La start-up allemande BioNTech n’avait encore jamais commercialisé de vaccin, mais c’est sa technologie qui fait la course en tête contre le Covid-19.
Le feu vert du Royaume-Uni, premier pays à autoriser mercredi le vaccin Pfizer/BioNTech, consacre dix mois de recherches menées par la surprenante alliance entre ce laboratoire de pointe et le géant américain de la pharmacie.
Pionnier contre le cancer
Basée à Mayence, capitale du Land de Rhénanie-Palatinat, BioNTech a pour spécialité la recherche sur les immunothérapies pour le traitement du cancer et des maladies graves ou héréditaires.
La société, qui emploie quelque 1 500 salariés, a été fondée en 2008 par un couple de chercheurs allemands d’origine turque, Ugur Sahin et Özlem Türeci, et s’est notamment spécialisée dans le développement de thérapies individuelles.
À ce titre, la PME allemande travaille sur la technologie de l’ARN messager (ARNm), une molécule permettant au corps humain de créer des protéines virales qui vont déclencher une réponse immunitaire.
C’est cette technologie, qui présente notamment l’avantage de pouvoir être développée rapidement, sans croissance cellulaire, qui est à l’oeuvre dans son vaccin.
Réactivité
Ugur Sahin, 55 ans, a raconté en novembre à l’AFP comment il a été frappé, en janvier, par un article scientifique décrivant la propagation fulgurante du virus apparu en Chine.
« Le fait que des personnes asymptomatiques puissent également transmettre la maladie m’a alarmé », a-t-il confié.
Le risque de pandémie mondiale n’était alors pas évoqué, mais BioNTech décide dès ce moment de travailler sur ce virus. Nom du projet : « Vitesse de la lumière ». Avant même que la planète entre en confinement au début du printemps, la PME avait déjà mis au point vingt candidats-vaccin.
Parmi ces projets, BioNTech a retenu la formule dite BNT162b2, la plus prometteuse, pour lancer ses essais.
La force de frappe Pfizer
La PME allemande et Pfizer, géant américain aux presque 100 000 salariés, avaient déjà noué un partenariat de recherche et développement en 2018 pour la conception de vaccins à ARNm destinés à la grippe. Cet accord avait abouti au développement d’un candidat-vaccin.

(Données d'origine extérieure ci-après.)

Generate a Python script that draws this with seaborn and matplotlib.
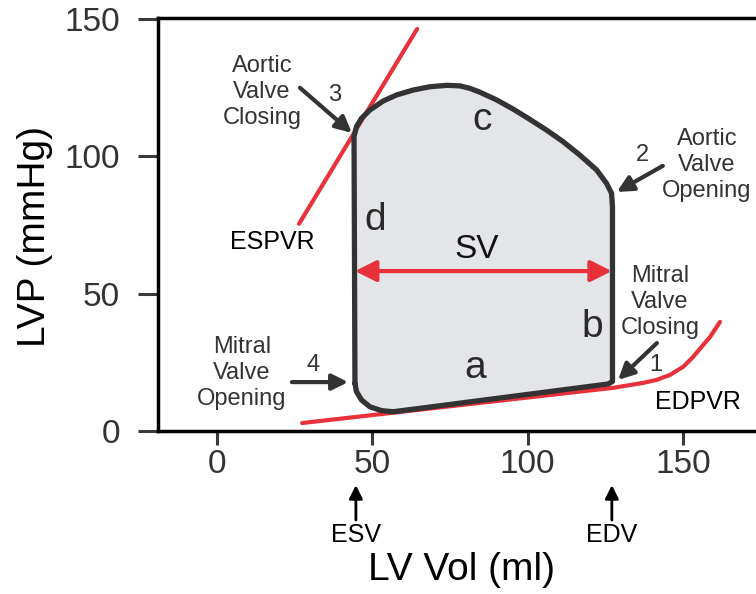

Pour BioNTech, qui n’a pas encore commercialisé de traitements médicaux, s’adjoindre la force de frappe de Pfizer est un atout.
Leur alliance, annoncée mi-mars, permet « d’associer les capacités de développement ainsi que les capacités réglementaires et commerciales de Pfizer, à la technologie et à l’expertise du vaccin ARNm de BioNTech », note le communiqué.
« C’est notre technologie », rappelle toujours M. Sahin, parlant aussi d’une « coopération idéale ».
Production sur les rails
Le duo table sur la fabrication de 50 millions de doses cette année et jusqu’à 1,3 milliard en 2021.
En septembre, BioNTech avait annoncé l’acquisition d’un site du groupe suisse Novartis située à Marbourg, dans le centre de l’Allemagne, pour augmenter ses capacités de production.
Marbourg s’ajoute aux deux sites de BioNTech, qui ont produit les vaccins pour les essais cliniques, ainsi qu’à au moins quatre usines de Pfizer aux États-Unis et en Europe.
Plusieurs pays ont déjà réservé des millions de doses en attendant les possibles autorisations de mise sur le marché attendues d’ici la fin de l’année en Europe et dès la semaine prochaine aux États-Unis.
Mi-mars, BioNTech a également signé un accord de coopération avec le chinois Fosun Pharmaceutical basé à Shanghai, distributeur exclusif du vaccin en Chine.
Notoriété d’une « Dream team »
Ugur Sahin et Özlem Türeci se sont toujours montrés discrets sur leur trajectoire personnelle : lui, fils d’un ouvrier de l’industrie automobile, arrivé de Turquie à l’âge de 4 ans ; elle, fille d’un médecin ayant quitté Istanbul pour le nord de l’Allemagne.
La célébrité a désormais rattrapé ceux que la presse qualifie de « Dream team ». Alors que la capitalisation de BioNTech, côté au Nasdaq, s’est envolée cette année, le couple a fait son entrée dans le club des milliardaires et des cent Allemands les plus riches.
Ugur Sahin préfère insister sur le travail d’équipe de tous les chercheurs. « Nous avons toujours voulu devenir scientifiques, a-t-il expliqué à l’AFP. Il est important que les gens, quelle que soit leur région d’origine, aient la possibilité de se développer et de réaliser leurs rêves ».